‘Unfailing ability to cheer me up’: why The Rebel is my feelgood movie

‘Unfailing ability to cheer me up’: why The Rebel is my feelgood movie

The next entry in our series of writers highlighting their go-to comfort watches is a look back to the 1961 Tony Hancock comedy

For me, memorable and/or uplifting film experiences tend to be around individual moments – the resurrection scene in The Matrix for example, or Dizzy’s “I got to have you” in Starship Troopers. (Do either really hold a candle to Mel Brooks’s A Little Piece of Poland number in the To Be Or Not to Be remake? The jury is still out.) But without wanting to sound like either a retro bore or a they-don’t-make-’em-like-they-used-to fuddy-duddy, I turn to Tony Hancock’s yuk-heavy feature vehicle from 1961 for its unfailing ability to cheer me up.
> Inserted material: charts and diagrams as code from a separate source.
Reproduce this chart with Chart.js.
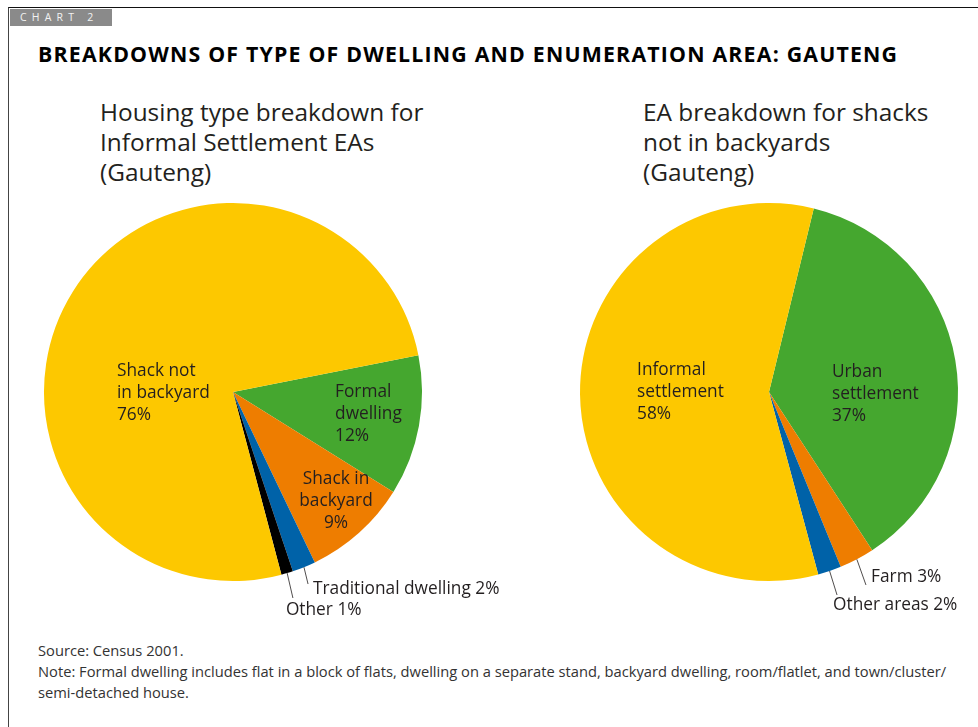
<!DOCTYPE html>
<html>
<head>
<meta charset="utf-8">
<script src="https://cdn.jsdelivr.net/npm/chart.js@4.4.1/dist/chart.umd.min.js"></script>
<style>
  html, body { margin: 0; padding: 0; background: #fff; }
  body { width: 978px; height: 727px; position: relative; overflow: hidden; font-family: "Open Sans", "Noto Sans", sans-serif; color: #231f20; }
  .frame { position: absolute; left: 8px; top: 7px; right: 0; bottom: 0; border-top: 1.5px solid #111; border-left: 1.5px solid #444; }
  .tag { position: absolute; left: 10px; top: 9px; width: 102px; height: 17px; background: #8a8a8a; color: #f2f2f2; font-size: 10.5px; letter-spacing: 5.2px; line-height: 17px; padding-left: 10px; box-sizing: border-box; }
  .title { position: absolute; left: 38px; top: 39px; font-size: 21.3px; font-weight: 700; color: #000; letter-spacing: 1.2px; white-space: nowrap; }
  .sub { position: absolute; top: 97px; font-size: 24.4px; line-height: 30px; color: #231f20; white-space: nowrap; }
  .note { position: absolute; left: 38px; top: 640px; font-size: 14.7px; line-height: 21px; color: #333; white-space: nowrap; }
  canvas { position: absolute; }
</style>
</head>
<body>
<div class="frame"></div>
<div class="tag">CHART 2</div>
<div class="title">BREAKDOWNS OF TYPE OF DWELLING AND ENUMERATION AREA: GAUTENG</div>
<div class="sub" style="left:100px">Housing type breakdown for<br>Informal Settlement EAs<br>(Gauteng)</div>
<div class="sub" style="left:643px">EA breakdown for shacks<br>not in backyards<br>(Gauteng)</div>
<canvas id="leftPie" style="left:0;top:180px" width="500" height="460"></canvas>
<canvas id="rightPie" style="left:500px;top:180px" width="478" height="460"></canvas>
<div class="note">Source: Census 2001.<br>Note: Formal dwelling includes flat in a block of flats, dwelling on a separate stand, backyard dwelling, room/flatlet, and town/cluster/<br>semi-detached house.</div>

<script>
'use strict';

// data
const leftCategories  = ['Formal dwelling', 'Shack in backyard', 'Traditional dwelling', 'Other', 'Shack not in backyard'];
const leftValues      = [12, 9, 2, 1, 76];
const rightCategories = ['Urban settlement', 'Farm', 'Other areas', 'Informal settlement'];
const rightValues     = [37, 3, 2, 58];

const YELLOW = '#fdc800', GREEN = '#45a72f', ORANGE = '#ee7d00', BLUE = '#0062a8', BLACK = '#000000';

// slice label drawing: pos / leader given as fractions of the pie radius from its centre
const sliceLabels = {
  id: 'sliceLabels',
  afterDatasetsDraw(chart, args, opts) {
    const ctx = chart.ctx;
    const arcs = chart.getDatasetMeta(0).data;
    const values = chart.data.datasets[0].data;
    ctx.save();
    ctx.font = '17.3px "Open Sans"';
    ctx.fillStyle = '#231f20';
    ctx.textBaseline = 'middle';
    opts.labels.forEach((lab, i) => {
      const arc = arcs[i];
      const r = arc.outerRadius;
      const x = arc.x + lab.pos[0] * r;
      const y = arc.y + lab.pos[1] * r;
      let lines = lab.lines.slice();
      if (lab.inline) lines[lines.length - 1] += ' ' + values[i] + '%';
      else lines.push(values[i] + '%');
      ctx.textAlign = lab.align || 'left';
      lines.forEach((t, k) => ctx.fillText(t, x, y + k * 22));
      if (lab.leader) {
        const mid = (arc.startAngle + arc.endAngle) / 2;
        ctx.beginPath();
        ctx.strokeStyle = '#231f20';
        ctx.lineWidth = 0.8;
        ctx.moveTo(arc.x + Math.cos(mid) * r, arc.y + Math.sin(mid) * r);
        ctx.lineTo(arc.x + lab.leader[0] * r, arc.y + lab.leader[1] * r);
        ctx.stroke();
      }
    });
    ctx.restore();
  },
};

function makePie(id, categories, values, colors, rotation, padding, labels) {
  new Chart(document.getElementById(id), {
    type: 'pie',
    data: {
      labels: categories,
      datasets: [{ data: values, backgroundColor: colors, borderWidth: 0 }],
    },
    options: {
      responsive: false,
      animation: false,
      rotation: rotation,
      layout: { padding: padding },
      plugins: {
        legend: { display: false },
        tooltip: { enabled: false },
        sliceLabels: { labels: labels },
      },
    },
    plugins: [sliceLabels],
  });
}

makePie('leftPie', leftCategories, leftValues, [GREEN, ORANGE, BLUE, BLACK, YELLOW], 78.75,
  { left: 44, right: 78, top: 23, bottom: 59 },
  [
    { lines: ['Formal', 'dwelling'], pos: [0.54, 0.0] },
    { lines: ['Shack in', 'backyard'], pos: [0.545, 0.46], align: 'center' },
    { lines: ['Traditional dwelling'], pos: [0.423, 1.042], inline: true, leader: [0.397, 1.016] },
    { lines: ['Other'], pos: [0.28, 1.153], inline: true, leader: [0.317, 1.09] },
    { lines: ['Shack not', 'in backyard'], pos: [-0.614, -0.111] },
  ]);

makePie('rightPie', rightCategories, rightValues, [GREEN, ORANGE, BLUE, YELLOW], 13.7,
  { left: 80, right: 20, top: 23, bottom: 59 },
  [
    { lines: ['Urban', 'settlement'], pos: [0.333, -0.106] },
    { lines: ['Farm'], pos: [0.54, 0.979], inline: true, leader: [0.513, 1.021] },
    { lines: ['Other areas'], pos: [0.339, 1.127], inline: true, leader: [0.36, 1.074] },
    { lines: ['Informal', 'settlement'], pos: [-0.698, -0.116] },
  ]);
</script>
</body>
</html>
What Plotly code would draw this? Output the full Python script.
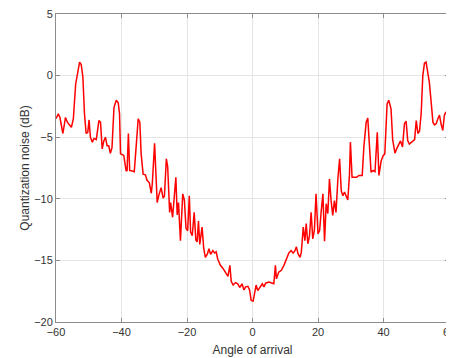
import plotly.graph_objects as go

angle = [
    -60.0, -59.3, -58.8, -57.9, -57.1, -56.5, -55.3, -54.7, -54.0, -53.5,
    -52.8, -52.3, -51.8, -51.3, -50.8, -50.3, -49.9, -49.5, -48.9, -48.4,
    -47.7, -46.9, -46.4, -45.9, -45.4, -44.9, -44.4, -43.9, -43.4, -42.9,
    -42.3, -41.6, -41.0, -40.6, -40.3, -39.8, -39.3, -38.6, -38.3, -37.9,
    -37.5, -36.8, -36.1, -35.4, -34.9, -34.4, -34.0, -33.4, -32.7, -32.2,
    -31.5, -30.9, -30.6, -29.9, -29.1, -28.6, -27.9, -27.3, -26.9, -26.3,
    -25.9, -25.3, -25.0, -24.4, -23.4, -23.0, -22.6, -22.0, -21.3, -20.8,
    -20.3, -19.8, -19.3, -18.9, -18.4, -17.8, -17.3, -16.9, -16.5, -16.1,
    -15.4, -14.9, -14.4, -13.8, -13.3, -12.8, -12.1, -11.6, -11.1, -10.6,
    -9.8, -9.0, -8.2, -7.5, -6.9, -6.5, -5.9, -5.2, -4.5, -3.9,
    -3.2, -2.6, -2.1, -1.4, -0.9, -0.4, 0.2, 0.7,
    1.1, 1.6, 2.4, 3.0, 3.5, 4.0, 5.0, 6.0, 6.5, 7.0,
    7.3, 8.0, 8.8, 9.6, 10.4, 11.1, 11.8, 12.4, 12.9, 13.4,
    13.9, 14.5, 14.9, 15.5, 16.0, 16.4, 16.9, 17.4, 17.9, 18.4,
    18.9, 19.4, 20.0, 20.5, 21.0, 21.5, 22.0, 22.5, 23.0, 23.5,
    24.0, 24.5, 25.0, 25.5, 26.1, 26.6, 27.1, 27.6, 28.1, 28.6,
    29.1, 29.6, 29.9, 30.4, 31.8, 32.5, 33.5, 34.0, 34.7, 35.2,
    35.7, 36.2, 36.8, 37.4, 38.1, 38.6, 39.3, 39.9, 40.4, 41.1,
    41.6, 42.3, 42.8, 43.5, 44.0, 44.7, 45.2, 45.8, 46.4, 46.9,
    47.4, 47.9, 48.8, 49.5, 50.0, 50.5, 51.0, 51.5, 52.0, 52.5,
    53.0, 53.5, 54.0, 54.6, 55.1, 55.6, 56.1, 56.6, 57.1, 57.6,
    58.1, 58.6, 59.1, 59.6, 60.0,
]

noise_db = [
    -3.5, -3.1, -3.4, -4.7, -3.4, -3.8, -4.2, -3.5, -0.7, 0.0,
    1.1, 0.9, -0.1, -3.1, -4.7, -4.6, -3.6, -5.0, -5.4, -5.1,
    -5.2, -3.65, -3.8, -5.95, -5.3, -5.0, -5.7, -5.7, -6.3, -5.85,
    -2.6, -2.0, -2.2, -3.1, -6.35, -6.4, -6.5, -7.7, -7.75, -4.7,
    -7.7, -7.75, -7.8, -5.3, -3.5, -3.8, -6.35, -8.0, -8.05, -8.5,
    -8.7, -9.55, -8.8, -5.5, -10.3, -9.7, -9.1, -9.95, -9.8, -6.75,
    -7.4, -11.1, -10.3, -11.5, -8.25, -11.3, -10.3, -13.4, -9.6, -10.1,
    -12.4, -12.6, -9.75, -12.7, -13.0, -11.1, -13.35, -13.5, -11.8, -13.7,
    -12.3, -14.0, -14.75, -14.5, -14.05, -14.5, -14.2, -14.4, -14.3, -14.9,
    -15.4, -15.65, -15.95, -16.3, -15.4, -16.7, -17.0, -16.8, -16.9, -17.2,
    -16.9, -17.4, -17.15, -17.1, -17.4, -18.25, -18.3, -17.6,
    -17.0, -17.45, -17.15, -16.9, -17.15, -16.85, -16.75, -16.85, -16.9, -15.4,
    -16.5, -15.95, -15.8, -15.4, -14.85, -14.4, -14.2, -14.4, -14.25, -13.9,
    -14.45, -14.75, -14.35, -12.3, -13.4, -12.0, -13.65, -13.0, -11.1, -13.25,
    -12.55, -9.6, -12.85, -12.55, -10.95, -9.6, -13.45, -10.4, -11.2, -8.4,
    -10.15, -11.35, -10.15, -11.1, -8.25, -6.75, -9.35, -9.75, -9.45, -9.75,
    -10.1, -8.1, -5.4, -8.25, -8.25, -8.1, -8.1, -5.8, -3.8, -3.45,
    -6.1, -7.85, -7.7, -7.8, -4.6, -8.1, -6.9, -6.5, -6.35, -2.3,
    -2.0, -2.7, -5.2, -6.3, -5.95, -5.55, -5.3, -5.8, -3.9, -3.7,
    -5.3, -5.55, -5.35, -5.2, -3.65, -4.7, -4.5, -3.1, 0.0, 1.0,
    1.1, 0.3, -0.55, -2.3, -3.8, -4.0, -3.9, -3.5, -3.2, -3.95,
    -4.45, -3.2, -2.95, -3.45, -3.45,
]

x_ticks = [-60, -40, -20, 0, 20, 40, 60]
y_ticks = [-20, -15, -10, -5, 0, 5]

FONT = "Liberation Sans, Arial, sans-serif"
TXT = "#333333"

fig = go.Figure()
fig.add_trace(go.Scatter(
    x=angle, y=noise_db, mode="lines",
    line=dict(color="#ff0000", width=1.5),
    showlegend=False,
))

axis_common = dict(
    showline=True, linecolor="#8c8c8c", linewidth=1, mirror="ticks",
    ticks="inside", ticklen=4, tickcolor="#8c8c8c",
    showgrid=True, gridcolor="#e4e4e4", gridwidth=1,
    zeroline=False, automargin=False, ticklabeloverflow="allow",
    tickfont=dict(family=FONT, size=11, color=TXT),
)

# the page body adds an 8px offset, so the figure is 8px smaller than the window
fig.update_layout(
    width=446, height=350,
    margin=dict(l=48, r=5, t=6, b=36),
    paper_bgcolor="white", plot_bgcolor="white",
    xaxis=dict(range=[-60, 60], tickvals=x_ticks,
               title=dict(text="Angle of arrival", standoff=8,
                          font=dict(family=FONT, size=12, color=TXT)),
               **axis_common),
    yaxis=dict(range=[-20, 5], tickvals=y_ticks,
               title=dict(text="Quantization noise (dB)", standoff=1,
                          font=dict(family=FONT, size=12, color=TXT)),
               **axis_common),
)

fig.write_html("out.html")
I think I must have first watched it in the 1980s on TV, after my dad solemnly recited one of the film’s great moments, when Hancock offers a hunk of cheese to a blue-lipsticked beatnik Nanette Newman and says, with a sort of slack-jawed terror: “You do eat food?” Newman, as it happens, is perhaps The Rebel’s most amazing sight: otherwise known as the apparently-prim English star of the first Stepford Wives movie, a middlebrow popular-culture staple in the UK for her washing-up liquid TV commercials, she is tricked out here in a fantastic exi get-up – dead-white face paint, Nefertiti eyeliner, lank copper-coloured hairdo – at almost the exact same moment in time that the Beatles were being talked into ditching their teddy boy quiff.